Ben Gilbert / San Francisco Chronicle Foreign Service – 2006-02-07 08:25:10
Iraq’s New Barrier to Progress:
Cement Factories Fall Far Short of
Demand for Reconstruction
Ben Gilbert / San Francisco Chronicle Foreign Service
BAGHDAD (February 4, 2006) — The most obvious sign of Iraq’s need for concrete is apparent in the US-protected Green Zone in central Baghdad, where once-broad boulevards now channel traffic through mazes of 12-foot-tall concrete barriers.
Enormous concrete blocks stand shoulder to shoulder like walls of overgrown gray dominoes around compounds, government buildings and American bases in the capital and elsewhere in Iraq. As the first line of defense against car bombs, the barriers frequently become casualties in the daily attacks.
“You bring it, you place it, and it explodes, over and over,” said Mohammed Salih, a construction contractor and civil engineer in Baghdad.
The concrete barriers illustrate Iraq’s increasing hunger for cement. The country is undergoing a construction boom, fueled in part by more than $20 billion in reconstruction money that has poured in since 2003.
Cement is in extremely short supply because it’s required in nearly everything being built, including roads, houses and apartment complexes, Iraqi and American officials said.

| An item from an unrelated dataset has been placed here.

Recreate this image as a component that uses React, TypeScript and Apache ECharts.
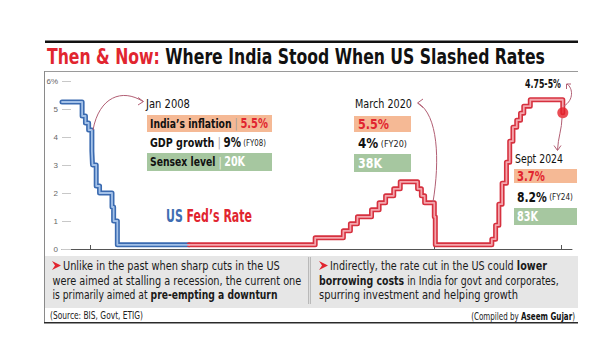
import { useEffect, useRef } from 'react';
import * as echarts from 'echarts';

// ---------- data ----------
const fedDates = [
  '2007-01-01', '2007-09-18', '2007-10-31', '2007-12-11', '2008-01-22', '2008-01-30',
  '2008-03-18', '2008-04-30', '2008-10-08', '2008-10-29', '2008-12-16', '2011-07-01',
  '2015-12-16', '2016-12-14', '2017-03-15', '2017-06-14', '2017-12-13', '2018-03-21',
  '2018-06-13', '2018-09-26', '2018-12-19', '2019-07-31', '2019-09-18', '2019-10-30',
  '2020-03-03', '2020-03-16', '2022-03-16', '2022-05-04', '2022-06-15', '2022-07-27',
  '2022-09-21', '2022-11-02', '2022-12-14', '2023-02-01', '2023-03-22', '2023-05-03',
  '2023-07-26', '2024-09-18',
];
const fedRates = [
  5.25, 4.75, 4.5, 4.25, 3.5, 3.0,
  2.25, 2.0, 1.5, 1.0, 0.15, 0.15,
  0.4, 0.65, 0.9, 1.15, 1.4, 1.65,
  1.9, 2.15, 2.4, 2.15, 1.9, 1.65,
  1.15, 0.15, 0.35, 0.85, 1.6, 2.35,
  3.1, 3.85, 4.35, 4.6, 4.85, 5.1,
  5.33, 4.87,
];
const colourSwitchDate = '2011-07-01';
const cutPoint: [string, number] = ['2024-09-18', 4.87];
const eventTicks = ['2008-01-01', '2020-03-01', '2024-09-01'];
const xMin = '2007-01-01';
const xMax = '2025-01-15';
const yMax = 6;

const titleRed = 'Then & Now:';
const titleBlack = 'Where India Stood When US Slashed Rates';
const seriesLabel = ['US', 'Fed’s Rate'];
const events = [
  { date: 'Jan 2008', inflation: '5.5%', gdp: '9%', fy: '(FY08)', sensex: '20K' },
  { date: 'March 2020', inflation: '5.5%', gdp: '4%', fy: '(FY20)', sensex: '38K' },
  { date: 'Sept 2024', inflation: '3.7%', gdp: '8.2%', fy: '(FY24)', sensex: '83K' },
];
const newRange = '4.75-5%';
const leftNote = [
  [['r', 'Unlike in the past when sharp cuts in the US']],
  [['r', 'were aimed at stalling a recession, the current one']],
  [['r', 'is primarily aimed at '], ['b', 'pre-empting a downturn']],
];
const rightNote = [
  [['r', 'Indirectly, the rate cut in the US could '], ['b', 'lower']],
  [['b', 'borrowing costs'], ['r', ' in India for govt and corporates,']],
  [['r', 'spurring investment and helping growth']],
];
const sourceText = '(Source: BIS, Govt, ETIG)';
const compiledText = ['(Compiled by ', 'Aseem Gujar', ')'];

// ---------- helpers ----------
const NARROW = '"Liberation Sans Narrow", "DejaVu Sans Condensed", "Arial Narrow", sans-serif';
const RED = '#e1252f';
const BLUE = '#3f6db2';
const PEACH = '#f5b995';
const GREEN = '#a6c7a0';
const ARROW = '#b25f74';

// style name -> [size, weight, colour]
const STY: Record<string, [number, string, string]> = {
  t: [13, 'normal', '#111'],
  b: [13, 'bold', '#111'],
  s: [12, 'normal', '#9a9a9a'],
  w: [12, 'normal', '#eef5ec'],
  r: [14, 'bold', RED],
  n: [14, 'bold', '#111'],
  wn: [13.5, 'bold', '#ffffff'],
  f: [9.5, 'normal', '#222'],
  nr: [13, 'normal', '#1a1a1a'],
  nb: [13, 'bold', '#1a1a1a'],
  sr: [11, 'normal', '#222'],
  sb: [11, 'bold', '#111'],
  tr: [22, 'bold', RED],
  tk: [22, 'bold', '#111'],
  fu: [17, 'bold', BLUE],
  fr: [17, 'bold', RED],
  rg: [12, 'bold', '#111'],
};

let ctx: CanvasRenderingContext2D | null = null;
function measure(segs: string[][]) {
  if (!ctx) ctx = document.createElement('canvas').getContext('2d');
  if (!ctx) return 0;
  let w = 0;
  for (const [k, t] of segs) {
    const [size, weight] = STY[k];
    ctx.font = `${weight} ${size}px ${NARROW}`;
    w += ctx.measureText(t).width;
  }
  return w;
}

function line(x: number, y: number, segs: string[][], target: number | null, align = 'left') {
  const rich: any = {};
  for (const [k] of segs) {
    const [size, weight, fill] = STY[k];
    rich[k] = { fontFamily: NARROW, fontSize: size, fontWeight: weight, fill };
  }
  const w = measure(segs);
  const scaleX = target && w > 0 ? target / w : 1;
  const text = segs.map(([k, t]) => `{${k}|${t}}`).join('');
  const [size0] = STY[segs[0][0]];
  return {
    type: 'text', x, y, scaleX, silent: true, z: 10,
    style: {
      text, rich, x: 0, y: 0,
      align, verticalAlign: 'middle', textAlign: align, textVerticalAlign: 'middle',
      fontFamily: NARROW, fontSize: size0, fill: '#111',
    },
  };
}

function bezier(x1: number, y1: number, c1x: number, c1y: number, c2x: number, c2y: number, x2: number, y2: number) {
  return {
    type: 'bezierCurve', silent: true, z: 9,
    shape: { x1, y1, cpx1: c1x, cpy1: c1y, cpx2: c2x, cpy2: c2y, x2, y2 },
    style: { stroke: ARROW, lineWidth: 1, fill: 'none' },
  };
}
function head(points: number[][]) {
  return {
    type: 'polyline', silent: true, z: 9,
    shape: { points },
    style: { stroke: ARROW, lineWidth: 1, fill: 'none' },
  };
}
function rect(x: number, y: number, w: number, h: number, fill: string, z = 1) {
  return { type: 'rect', silent: true, z, shape: { x, y, width: w, height: h }, style: { fill } };
}

function buildGraphic() {
  const g: any[] = [];
  // frame
  g.push(rect(45, 40.5, 533, 2.5, '#111'));
  g.push(rect(44, 71, 534, 1, '#9a9a9a'));
  g.push(rect(44, 71, 1, 252, '#8a8a8a'));
  g.push(rect(44, 322, 534, 1.6, '#2a2a2a'));
  // title
  g.push(line(47, 57, [['tr', titleRed], ['tk', ' ' + titleBlack]], 498));

  // bottom band
  g.push(rect(45, 256, 533, 52, '#e6e6e6'));
  g.push(rect(308, 257, 3, 47, '#b9b9b9'));
  g.push(rect(309, 257, 1, 47, '#dedede', 2));
  const bullet = (x: number, y: number) => ({
    type: 'polygon', silent: true, z: 10,
    shape: { points: [[x, y - 4.5], [x + 9, y], [x, y + 4.5], [x + 3, y]] },
    style: { fill: RED },
  });
  const note = (segs: string[][]) => segs.map(([k, t]) => [k === 'b' ? 'nb' : 'nr', t]);
  const lineY = [265.5, 280.5, 295];
  g.push(bullet(52, 265.5));
  g.push(line(63, lineY[0], note(leftNote[0]), 217));
  g.push(line(52.5, lineY[1], note(leftNote[1]), 249));
  g.push(line(52.5, lineY[2], note(leftNote[2]), 225));
  g.push(bullet(319, 265.5));
  g.push(line(330, lineY[0], note(rightNote[0]), 217));
  g.push(line(319, lineY[1], note(rightNote[1]), 240));
  g.push(line(319, lineY[2], note(rightNote[2]), 199));
  // source
  g.push(line(50, 315.5, [['sr', sourceText]], 93));
  g.push(line(575, 315.5, [['sr', compiledText[0]], ['sb', compiledText[1]], ['sr', compiledText[2]]], 104, 'right'));

  // series label
  g.push(line(166, 216, [['fu', seriesLabel[0]], ['fr', ' ' + seriesLabel[1]]], 86));

  // --- Jan 2008 ---
  const e0 = events[0];
  g.push(bezier(93, 130, 99, 97, 122, 88, 143, 101.5));
  g.push(head([[138, 97.5], [143.5, 101.5], [138, 105]]));
  g.push(line(146, 104, [['t', e0.date]], 44));
  g.push(rect(147, 115, 125, 17, PEACH));
  g.push(line(150, 123.5, [['b', 'India’s inflation '], ['s', '| '], ['r', e0.inflation]], 118));
  g.push(line(150, 142.5, [['b', 'GDP growth '], ['s', '| '], ['n', e0.gdp], ['f', ' ' + e0.fy]], 116));
  g.push(rect(147, 153, 125, 18, GREEN));
  g.push(line(150, 162, [['b', 'Sensex level '], ['w', '| '], ['wn', e0.sensex]], 95));

  // --- March 2020 ---
  const e1 = events[1];
  g.push(bezier(433, 202, 440, 160, 438, 115, 418, 103));
  g.push(head([[423, 99], [417.5, 103], [423, 107.5]]));
  g.push(line(355, 104, [['t', e1.date]], 57));
  g.push(rect(354, 116, 57, 16, PEACH));
  g.push(line(358, 124, [['r', e1.inflation]], 31));
  g.push(line(358, 143, [['n', e1.gdp], ['f', ' ' + e1.fy]], 49));
  g.push(rect(354, 154, 57, 18, GREEN));
  g.push(line(358, 163, [['wn', e1.sensex]], 24));

  // --- Sept 2024 ---
  const e2 = events[2];
  g.push(line(525, 83, [['rg', newRange]], 36));
  g.push(bezier(564, 106, 574, 100, 573, 88, 567, 84));
  g.push(head([[566.5, 89], [566.5, 84], [571, 84]]));
  g.push(bezier(562, 118, 562, 128, 558, 138, 557.5, 150));
  g.push(head([[554, 145.5], [557.5, 150.5], [561, 145.5]]));
  g.push(line(515, 159, [['t', e2.date]], 48));
  g.push(rect(514, 169, 63, 14, PEACH));
  g.push(line(517, 176.5, [['r', e2.inflation]], 28));
  g.push(line(517, 197, [['n', e2.gdp], ['f', ' ' + e2.fy]], 56));
  g.push(rect(514, 208, 63, 17, GREEN));
  g.push(line(517, 216.5, [['wn', e2.sensex]], 21));
  return g;
}

export default function App() {
  const ref = useRef<HTMLDivElement>(null);
  useEffect(() => {
    document.body.style.margin = '0';
    if (!ref.current) return;
    const chart = echarts.init(ref.current, undefined, { renderer: 'svg' });
    const pts = fedDates.map((d, i) => [d, fedRates[i]]);
    const k = fedDates.indexOf(colourSwitchDate);
    const blue = pts.slice(0, k + 1);
    const red = pts.slice(k);
    const lineSeries = (data: any[], color: string, width: number, z: number) => ({
      type: 'line', step: 'end', data, symbol: 'none', silent: true, z,
      lineStyle: { color, width, join: 'round', cap: 'round' },
    });
    chart.setOption({
      animation: false,
      backgroundColor: '#ffffff',
      grid: { left: 62, right: 28, top: 81, bottom: 104, containLabel: false, outerBoundsMode: 'none' },
      xAxis: {
        type: 'time', min: xMin, max: xMax,
        axisLine: { lineStyle: { color: '#555', width: 1 } },
        axisTick: { show: true, inside: true, length: 4, lineStyle: { color: '#555' }, customValues: eventTicks.map((d) => +new Date(d)) },
        axisLabel: { show: false },
        splitLine: { show: false },
      },
      yAxis: {
        type: 'value', min: 0, max: yMax, interval: 1,
        axisLine: { show: false },
        axisTick: { show: true, inside: true, length: 9, lineStyle: { color: '#c8c8c8' } },
        axisLabel: { fontSize: 8, color: '#666', margin: 4, formatter: (v: number) => (v === yMax ? `${v}%` : `${v}`) },
        splitLine: { show: false },
      },
      series: [
        lineSeries(blue, '#3a6ab0', 5, 2),
        lineSeries(blue, '#a3c1e8', 1.8, 3),
        lineSeries(red, '#d6313f', 5, 2),
        lineSeries(red, '#f4a6ad', 1.8, 3),
        { type: 'scatter', data: [cutPoint], symbolSize: 11, silent: true, z: 5, itemStyle: { color: '#e5202b' } },
      ],
      graphic: { elements: buildGraphic() },
    });
    return () => chart.dispose();
  }, []);
  return <div ref={ref} style={{ position: 'absolute', left: 0, top: 0, width: 600, height: 353, background: '#fff' }} />;
}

Most of Iraq’s 13 state-owned cement plants creep along at about 25 percent capacity, or they’re not operating at all. The industry suffers from the same problems that plague the rest of the country’s aging infrastructure.
Frequent insurgent attacks on oil and electricity lines hamper the flow of power and fuel that cement plants need to function. June Reed, the private sector development adviser at the US Embassy in Baghdad, said many of the factories maintain inflated workforces whose members may or may not show up to work. And the plants are jury-rigged with archaic technology that’s nearly impossible to maintain.
“Some plants have equipment that is 30 years old,” Reed said. “They’re generally not profitable, and certainly not efficient.”
The shortage has sent cement prices skyrocketing. Since 2003, the cost of 1 ton of cement has zoomed from about $20 to about $125.
That’s a stunning rise in a country that once had such an abundance of raw materials to make cement that it exported it.
The current level of production is around 3 million tons per year — far less than what is enough to meet demand.
Salah Kambour, director general at the Iraqi Ministry of Industry, doesn’t have a handle on the level of demand because he doesn’t have any “real figures or statistics.” He does know that demand is so great that the country has to rely on imports.
“We are importing cement from everywhere,” said Kambour. “We are bringing it from Turkey, Lebanon, Egypt, Persia, from Kuwait and from China. So from everywhere cement is coming to Iraq.”
Kambour said that if the security situation improves, demand could rise to 30 million tons per year. By contrast, the most Iraq’s cement plants can produce by operating at 100 percent capacity is 15 million tons per year.
Privatization could be a key to turning the situation around. Last month, the Ministry of Industry took steps in that direction when it announced that two existing cement plants, one each in the north and south, will be the first state-owned companies to be partially auctioned off to private investors.
Kambour said the investors will receive 45 percent ownership in the two plants in exchange for capital, expertise and equipment. The remainder will be owned by the government, stock market, workers and state-run companies.
“One of the most important things here is to bring electricity to the plant by buying generators,” he said. “We hope to also get the know-how to reach very soon the production capacity, or 95 percent of the production capacity, so the bad need of cement in Iraq could be satisfied.”
Thomas Delare, the US Embassy’s commerce counselor in Baghdad, predicts private plants will increase efficiency and productivity at the plants.
“Iraq has to get started on privatizing, so that you can … employ people in real jobs at real salaries, and get new technology in,” he said. “Why shouldn’t a Western firm or a regional firm come in here and help you rebuild a company that has fallen on sad times because they haven’t had any capital investment here for 20 years?”
Andrew Wylegala, a commerce official at the US Embassy in Baghdad, said the sooner business reforms come, the better, so Iraqis can pick up where the US reconstruction projects leave off.
“Clearly the private sector is the way forward,” Wylegala said. “The work that has been done through official funds and through reconstruction efforts … has made good headway in setting the stage so private-sector players could come in and continue the job.”
The Ministry of Industry seems to be in the lead in encouraging private investment.
In addition to the two cement plants scheduled to be privatized, the ministry has attracted investors to bid on 20 new, privately owned cement plants over the next three years. The investment, said Reed at the US Embassy, will come from international and Iraqi investors, who she hopes will pledge $3 billion toward the plants.